A decade ago, family therapists were fond of telling fathers that the best thing they could do for their children was to love their child’s mother. I would take it one step further and say that one of the best things we can do for our children is to love their birth mothers — and let our children know it.
Families in open adoptions have many opportunities to show that love. But for those of us who know neither our children’s birth mothers nor the specific circumstances behind placing them for adoption, it’s more difficult. Still, there are ways in which we can welcome these women into our hearts, and in so doing, build our children’s sense of self.
When my eldest daughter, Alexis, was young, we mentioned her birth mother when telling her adoption story, describing the reasons that might lead a birth mother to place a child for adoption.
But as Alexis grew older, her specific adoption story was seldom told. My daughter’s silence led me to believe that the story didn’t need repeating.
At 13, Alexis had a crisis of confidence. During her counseling, I was surprised to learn that birth mother issues were at the core of her struggle. Alexis wanted to know why her birth mother had given her up, whether she was still alive, whether she had loved her daughter, and if so, why she had let her go.
It was then that Alexis and I really began talking about her birth mother. I began to visualize her birth mother, she became a real person to me, and I came to love her — a woman I will never know. We talked about how beautiful and smart her birth mother must be, how sad her life might be, and the incredible gift she gave us.
Through these talks, Alexis and I felt very connected. I’ve since come to carry all my children’s birth parents in my heart. Once we watched The Joy Luck Club without knowing the story in advance.
Alexis sobbed uncontrollably. As I held her, sobbing myself, I said, “You’re thinking of your birth mother, aren’t you?” She nodded. Later we discussed how the mothers in the movie had few choices but to abandon their children. We talked about their pain.
I recommend not waiting for children to bring up the subject of their birth parents. They may not, for fear of hurting us, or because they feel conflicted about parents who “gave them away.” And children may be ready to talk at different ages.
When I began talking to my son at age five about his birth mother, he smiled broadly and asked her name. At age seven, however, when I brought her up again, he was thinking more critically. “She left me in that horrible hospital where there were mean people,” he said. I acknowledged that he was left in a bad place but went on to talk about positive qualities that may have come from her, and our family’s gratitude to her. Next year I’ll add more cultural details, to help him grasp reasons children are abandoned in his birth country.
If your child can’t know the full story about her birth mother, then collect stories that may reflect her birth mother’s situation. For older children, movies like The Joy Luck Club can be an excellent way to open discussion.

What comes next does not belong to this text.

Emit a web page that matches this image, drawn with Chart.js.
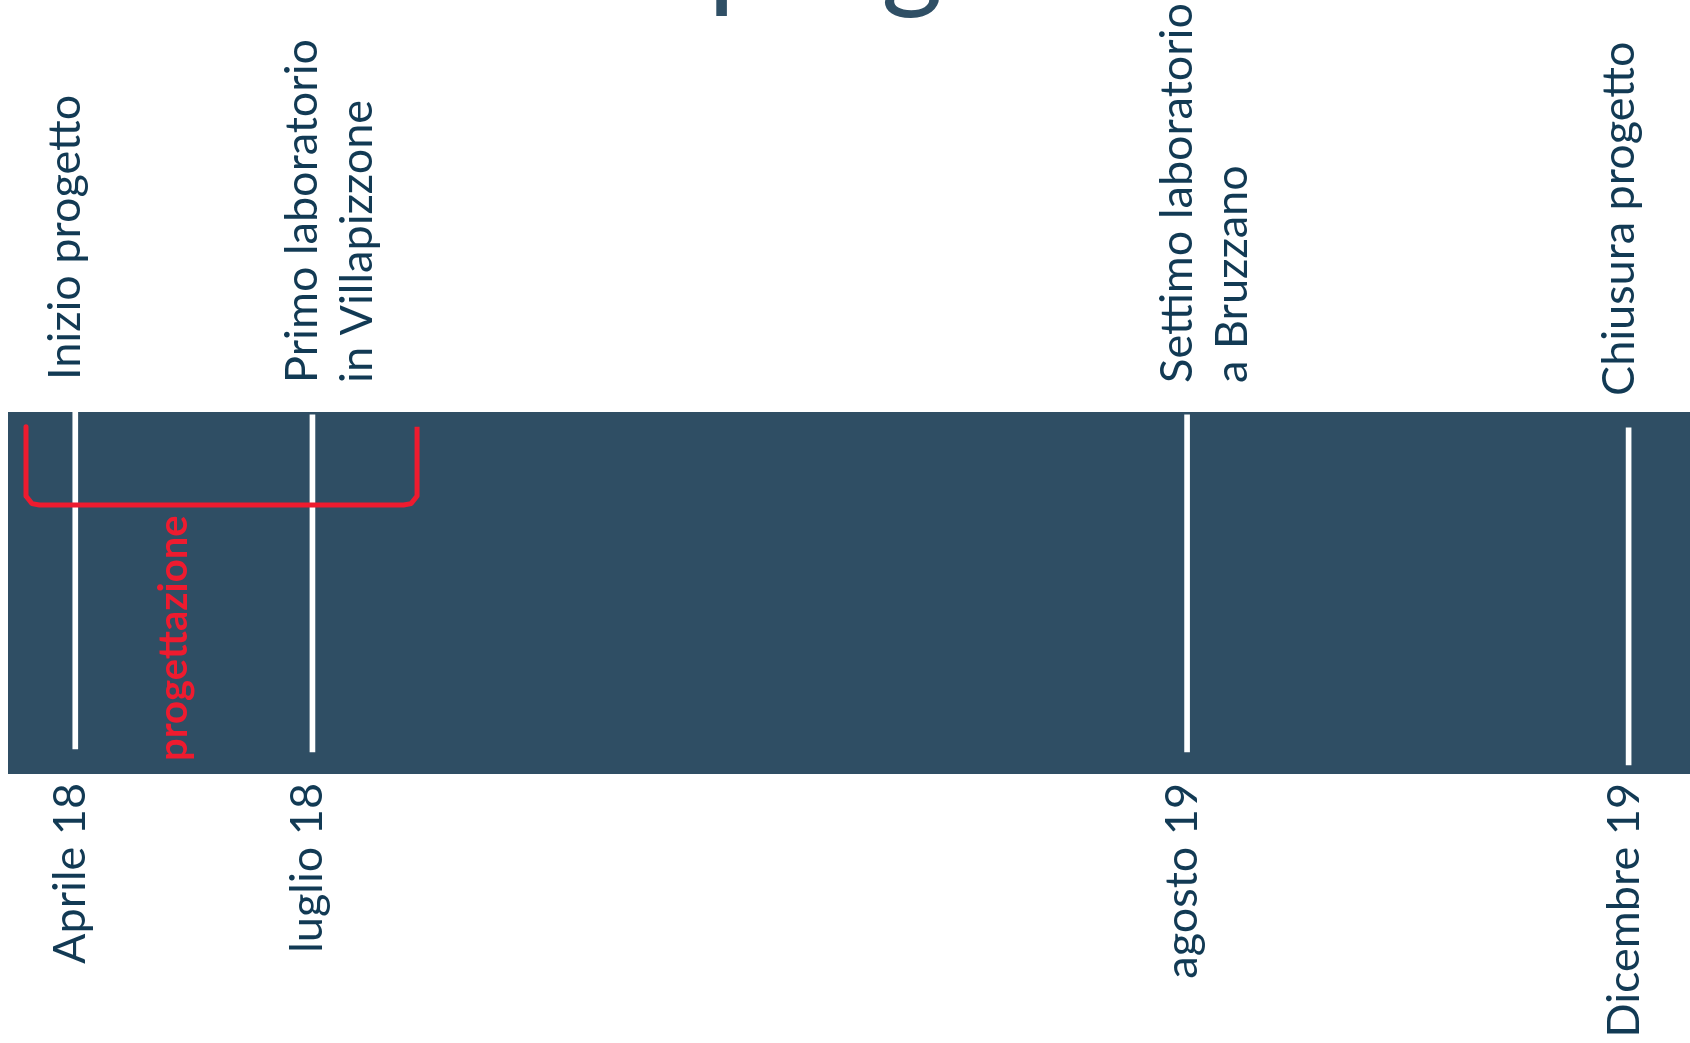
<!DOCTYPE html>
<html>
<head>
<meta charset="utf-8">
<script src="https://cdn.jsdelivr.net/npm/chart.js@4"></script>
<style>
  html, body { margin: 0; padding: 0; background: #fff; }
  #wrap { width: 1690px; height: 1043px; position: relative; }
</style>
</head>
<body>
<div id="wrap"><canvas id="timeline"></canvas></div>
<script>
// milestones along the band (position on a 0-100 track)
const milestonePos = [4.0, 18.1, 70.1, 96.35];
const milestoneDates = ['Aprile 18', 'luglio 18', 'agosto 19', 'Dicembre 19'];
const milestoneEvents = [
    ['Inizio progetto'],
    ['Primo laboratorio', 'in Villapizzone'],
    ['Settimo laboratorio', 'a Bruzzano'],
    ['Chiusura progetto']
];
// vertical extent of each white marker (0 = band bottom, 100 = band top)
const markerTop = [100, 99.2, 99.2, 95.6];
const markerBottom = [6.9, 6.1, 6.1, 2.5];

// phases shown as a red bracket
const phaseNames = ['progettazione'];
const phaseStart = [1.07];
const phaseEnd = [24.32];
const phaseTop = [95.9];
const phaseBottom = [74.3];

const titleText = 'Fasi del progetto';

const bandColor = '#2f4e64';
const textColor = '#123a54';
const red = '#ee1b2f';

const markerData = milestonePos.map((x, i) => ({ x: x, y: [markerBottom[i], markerTop[i]] }));

const bracketData = [];
phaseNames.forEach((name, i) => {
    const s = phaseStart[i], e = phaseEnd[i];
    bracketData.push(
        { x: s, y: phaseTop[i] },
        { x: s, y: phaseBottom[i] + 2.5 },
        { x: s + 0.35, y: phaseBottom[i] + 0.4 },
        { x: s + 0.8, y: phaseBottom[i] },
        { x: e - 0.8, y: phaseBottom[i] },
        { x: e - 0.35, y: phaseBottom[i] + 0.4 },
        { x: e, y: phaseBottom[i] + 2.5 },
        { x: e, y: phaseTop[i] }
    );
});

function drawRotated(ctx, text, x, y, align) {
    ctx.save();
    ctx.translate(x, y);
    ctx.rotate(-Math.PI / 2);
    ctx.textAlign = align;
    ctx.textBaseline = 'alphabetic';
    ctx.fillText(text, 0, 0);
    ctx.restore();
}

const timelinePlugin = {
    id: 'timeline',
    beforeDraw(chart) {
        const { ctx, chartArea } = chart;
        ctx.save();
        ctx.fillStyle = bandColor;
        ctx.fillRect(chartArea.left, chartArea.top, chartArea.right - chartArea.left, chartArea.bottom - chartArea.top);
        ctx.restore();
    },
    afterDraw(chart) {
        const { ctx, chartArea } = chart;
        const xs = chart.scales.x, ys = chart.scales.y;

        // title, mostly above the visible area (only descenders show)
        ctx.save();
        ctx.fillStyle = '#2f4f65';
        ctx.font = '118px Lato';
        ctx.textBaseline = 'alphabetic';
        const lead = ctx.measureText('Fasi del ').width;
        ctx.fillText(titleText, 708 - lead, -4);
        ctx.restore();

        ctx.save();
        ctx.fillStyle = textColor;
        ctx.font = '45px Lato';
        milestonePos.forEach((p, i) => {
            const px = xs.getPixelForValue(p);
            const bottom = ys.getPixelForValue(markerTop[i]) - 32;
            milestoneEvents[i].forEach((line, j) => {
                drawRotated(ctx, line, px + 5 + j * 55, bottom, 'left');
            });
            drawRotated(ctx, milestoneDates[i], px + 10, chartArea.bottom + 9, 'right');
        });
        ctx.restore();

        ctx.save();
        ctx.fillStyle = red;
        ctx.font = 'bold 40px Lato';
        phaseNames.forEach((name, i) => {
            const px = xs.getPixelForValue(phaseStart[i]);
            drawRotated(ctx, name, px + 161, 761, 'left');
        });
        ctx.restore();
    }
};

new Chart(document.getElementById('timeline'), {
    type: 'bar',
    data: {
        datasets: [{
            type: 'line',
            data: bracketData,
            borderColor: red,
            borderWidth: 5,
            borderJoinStyle: 'round',
            pointRadius: 0,
            tension: 0,
            order: 0
        }, {
            type: 'bar',
            data: markerData,
            backgroundColor: '#ffffff',
            barThickness: 5,
            borderSkipped: false,
            order: 1
        }]
    },
    options: {
        responsive: true,
        maintainAspectRatio: false,
        animation: false,
        layout: { padding: { left: 8, right: 0, top: 412, bottom: 269 } },
        plugins: { legend: { display: false }, tooltip: { enabled: false } },
        scales: {
            x: { type: 'linear', min: 0, max: 100, offset: false, display: false },
            y: { min: 0, max: 100, display: false }
        }
    },
    plugins: [timelinePlugin]
});
</script>
</body>
</html>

In Welcome Home Roxie Carmichael (for children 12 and older), the child fantasizes about her birth mother. Secrets and Lies, appropriate for children 15 and older, shows the first meeting and growing affection between a birth mother and her adult child.
Many families come up with their own ways to celebrate their child’s birth mothers, such as prayers and ceremonies. Birthdays, Mother’s Day, and other special occasions are natural times to recognize her importance in our lives.
Years ago our family was at the airport to greet our newest member, a baby girl who had just arrived from abroad. As we returned to our car, Alexis began to cry. She said to me, “If only our birth mothers knew how much we are loved.” I only wish their birth mothers could know that they too are loved.